Drop the images; return everything else in the listing below exactly.

····················

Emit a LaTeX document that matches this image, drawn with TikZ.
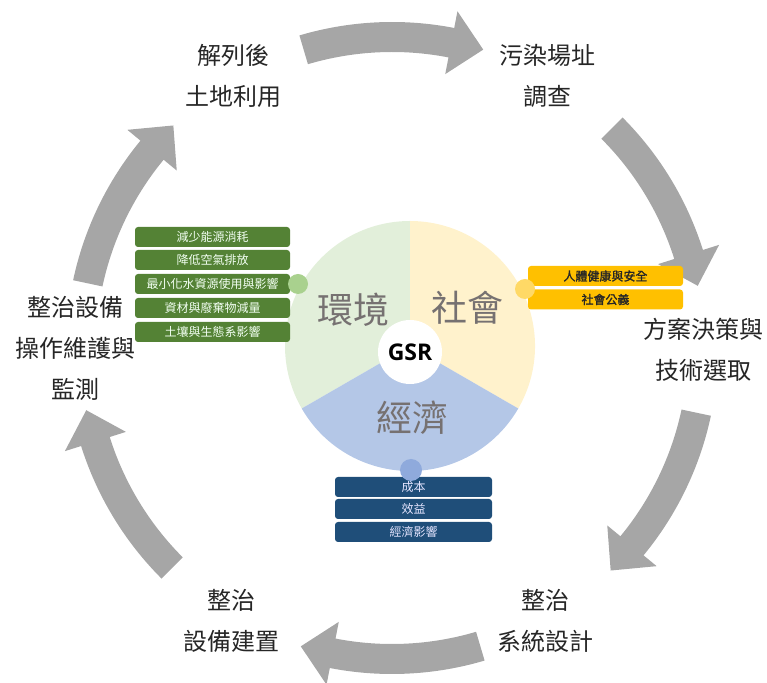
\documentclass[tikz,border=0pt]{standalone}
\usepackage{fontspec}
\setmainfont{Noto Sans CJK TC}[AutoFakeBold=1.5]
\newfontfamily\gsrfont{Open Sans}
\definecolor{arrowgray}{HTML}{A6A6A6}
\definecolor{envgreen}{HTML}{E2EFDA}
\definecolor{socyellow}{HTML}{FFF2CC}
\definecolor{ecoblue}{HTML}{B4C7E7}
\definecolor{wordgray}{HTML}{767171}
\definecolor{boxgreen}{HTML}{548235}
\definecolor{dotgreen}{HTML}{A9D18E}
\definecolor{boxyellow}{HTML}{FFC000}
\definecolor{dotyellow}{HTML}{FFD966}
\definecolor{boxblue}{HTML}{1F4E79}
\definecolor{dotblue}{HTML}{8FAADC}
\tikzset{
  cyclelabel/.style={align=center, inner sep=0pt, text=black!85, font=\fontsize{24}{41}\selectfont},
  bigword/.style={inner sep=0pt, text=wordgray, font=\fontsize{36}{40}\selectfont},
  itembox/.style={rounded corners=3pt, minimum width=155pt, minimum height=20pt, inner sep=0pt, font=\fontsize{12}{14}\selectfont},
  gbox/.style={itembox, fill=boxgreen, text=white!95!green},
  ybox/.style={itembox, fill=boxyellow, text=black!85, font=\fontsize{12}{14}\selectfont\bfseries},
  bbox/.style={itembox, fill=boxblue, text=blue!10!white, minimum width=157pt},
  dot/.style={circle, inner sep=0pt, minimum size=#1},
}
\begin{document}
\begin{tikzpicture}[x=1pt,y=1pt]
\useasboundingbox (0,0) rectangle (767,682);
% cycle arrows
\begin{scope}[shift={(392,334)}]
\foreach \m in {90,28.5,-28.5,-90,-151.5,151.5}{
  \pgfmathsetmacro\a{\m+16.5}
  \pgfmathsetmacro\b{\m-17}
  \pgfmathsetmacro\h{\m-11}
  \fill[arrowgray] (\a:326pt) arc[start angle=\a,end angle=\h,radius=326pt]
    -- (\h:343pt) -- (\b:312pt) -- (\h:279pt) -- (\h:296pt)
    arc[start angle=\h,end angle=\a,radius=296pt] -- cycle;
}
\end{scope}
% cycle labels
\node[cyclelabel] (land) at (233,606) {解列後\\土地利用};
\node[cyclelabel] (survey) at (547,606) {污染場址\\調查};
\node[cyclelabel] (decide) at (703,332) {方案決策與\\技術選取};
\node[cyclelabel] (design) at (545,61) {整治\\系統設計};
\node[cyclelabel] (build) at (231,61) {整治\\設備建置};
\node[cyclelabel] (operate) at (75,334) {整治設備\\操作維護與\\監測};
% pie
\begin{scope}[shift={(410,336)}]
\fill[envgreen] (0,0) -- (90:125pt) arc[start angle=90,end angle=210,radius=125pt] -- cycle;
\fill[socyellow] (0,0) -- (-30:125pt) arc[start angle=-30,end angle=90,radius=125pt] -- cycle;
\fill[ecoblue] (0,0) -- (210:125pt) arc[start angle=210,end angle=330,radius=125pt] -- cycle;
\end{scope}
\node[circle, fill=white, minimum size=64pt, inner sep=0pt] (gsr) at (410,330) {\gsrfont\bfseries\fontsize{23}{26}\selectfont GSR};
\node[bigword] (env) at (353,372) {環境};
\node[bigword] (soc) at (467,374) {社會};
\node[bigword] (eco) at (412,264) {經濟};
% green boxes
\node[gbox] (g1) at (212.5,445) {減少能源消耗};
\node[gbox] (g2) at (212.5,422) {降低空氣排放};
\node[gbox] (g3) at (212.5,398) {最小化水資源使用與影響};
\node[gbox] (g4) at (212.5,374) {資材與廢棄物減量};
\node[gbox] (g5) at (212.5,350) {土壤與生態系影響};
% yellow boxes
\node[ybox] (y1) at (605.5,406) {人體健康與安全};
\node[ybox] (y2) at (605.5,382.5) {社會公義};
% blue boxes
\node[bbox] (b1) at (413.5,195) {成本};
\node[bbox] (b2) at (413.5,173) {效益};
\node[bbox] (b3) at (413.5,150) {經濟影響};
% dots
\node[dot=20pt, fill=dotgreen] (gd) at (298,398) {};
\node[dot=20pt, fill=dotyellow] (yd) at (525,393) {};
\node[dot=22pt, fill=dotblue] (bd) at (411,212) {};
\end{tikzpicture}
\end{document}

····················

■ Solution to the exercise
Emit a LaTeX document that matches this image, drawn with TikZ.
\documentclass[tikz,border=0pt]{standalone}
\usepackage{fontspec}
\setmainfont{Noto Sans CJK TC}[AutoFakeBold=1.5]
\newfontfamily\gsrfont{Open Sans}
\definecolor{arrowgray}{HTML}{A6A6A6}
\definecolor{envgreen}{HTML}{E2EFDA}
\definecolor{socyellow}{HTML}{FFF2CC}
\definecolor{ecoblue}{HTML}{B4C7E7}
\definecolor{wordgray}{HTML}{767171}
\definecolor{boxgreen}{HTML}{548235}
\definecolor{dotgreen}{HTML}{A9D18E}
\definecolor{boxyellow}{HTML}{FFC000}
\definecolor{dotyellow}{HTML}{FFD966}
\definecolor{boxblue}{HTML}{1F4E79}
\definecolor{dotblue}{HTML}{8FAADC}
\tikzset{
  cyclelabel/.style={align=center, inner sep=0pt, text=black!85, font=\fontsize{24}{41}\selectfont},
  bigword/.style={inner sep=0pt, text=wordgray, font=\fontsize{36}{40}\selectfont},
  itembox/.style={rounded corners=3pt, minimum width=155pt, minimum height=20pt, inner sep=0pt, font=\fontsize{12}{14}\selectfont},
  gbox/.style={itembox, fill=boxgreen, text=white!95!green},
  ybox/.style={itembox, fill=boxyellow, text=black!85, font=\fontsize{12}{14}\selectfont\bfseries},
  bbox/.style={itembox, fill=boxblue, text=blue!10!white, minimum width=157pt},
  dot/.style={circle, inner sep=0pt, minimum size=#1},
}
\begin{document}
\begin{tikzpicture}[x=1pt,y=1pt]
\useasboundingbox (0,0) rectangle (767,682);
% cycle arrows
\begin{scope}[shift={(392,334)}]
\foreach \m in {90,28.5,-28.5,-90,-151.5,151.5}{
  \pgfmathsetmacro\a{\m+16.5}
  \pgfmathsetmacro\b{\m-17}
  \pgfmathsetmacro\h{\m-11}
  \fill[arrowgray] (\a:326pt) arc[start angle=\a,end angle=\h,radius=326pt]
    -- (\h:343pt) -- (\b:312pt) -- (\h:279pt) -- (\h:296pt)
    arc[start angle=\h,end angle=\a,radius=296pt] -- cycle;
}
\end{scope}
% cycle labels
\node[cyclelabel] (land) at (233,606) {解列後\\土地利用};
\node[cyclelabel] (survey) at (547,606) {污染場址\\調查};
\node[cyclelabel] (decide) at (703,332) {方案決策與\\技術選取};
\node[cyclelabel] (design) at (545,61) {整治\\系統設計};
\node[cyclelabel] (build) at (231,61) {整治\\設備建置};
\node[cyclelabel] (operate) at (75,334) {整治設備\\操作維護與\\監測};
% pie
\begin{scope}[shift={(410,336)}]
\fill[envgreen] (0,0) -- (90:125pt) arc[start angle=90,end angle=210,radius=125pt] -- cycle;
\fill[socyellow] (0,0) -- (-30:125pt) arc[start angle=-30,end angle=90,radius=125pt] -- cycle;
\fill[ecoblue] (0,0) -- (210:125pt) arc[start angle=210,end angle=330,radius=125pt] -- cycle;
\end{scope}
\node[circle, fill=white, minimum size=64pt, inner sep=0pt] (gsr) at (410,330) {\gsrfont\bfseries\fontsize{23}{26}\selectfont GSR};
\node[bigword] (env) at (353,372) {環境};
\node[bigword] (soc) at (467,374) {社會};
\node[bigword] (eco) at (412,264) {經濟};
% green boxes
\node[gbox] (g1) at (212.5,445) {減少能源消耗};
\node[gbox] (g2) at (212.5,422) {降低空氣排放};
\node[gbox] (g3) at (212.5,398) {最小化水資源使用與影響};
\node[gbox] (g4) at (212.5,374) {資材與廢棄物減量};
\node[gbox] (g5) at (212.5,350) {土壤與生態系影響};
% yellow boxes
\node[ybox] (y1) at (605.5,406) {人體健康與安全};
\node[ybox] (y2) at (605.5,382.5) {社會公義};
% blue boxes
\node[bbox] (b1) at (413.5,195) {成本};
\node[bbox] (b2) at (413.5,173) {效益};
\node[bbox] (b3) at (413.5,150) {經濟影響};
% dots
\node[dot=20pt, fill=dotgreen] (gd) at (298,398) {};
\node[dot=20pt, fill=dotyellow] (yd) at (525,393) {};
\node[dot=22pt, fill=dotblue] (bd) at (411,212) {};
\end{tikzpicture}
\end{document}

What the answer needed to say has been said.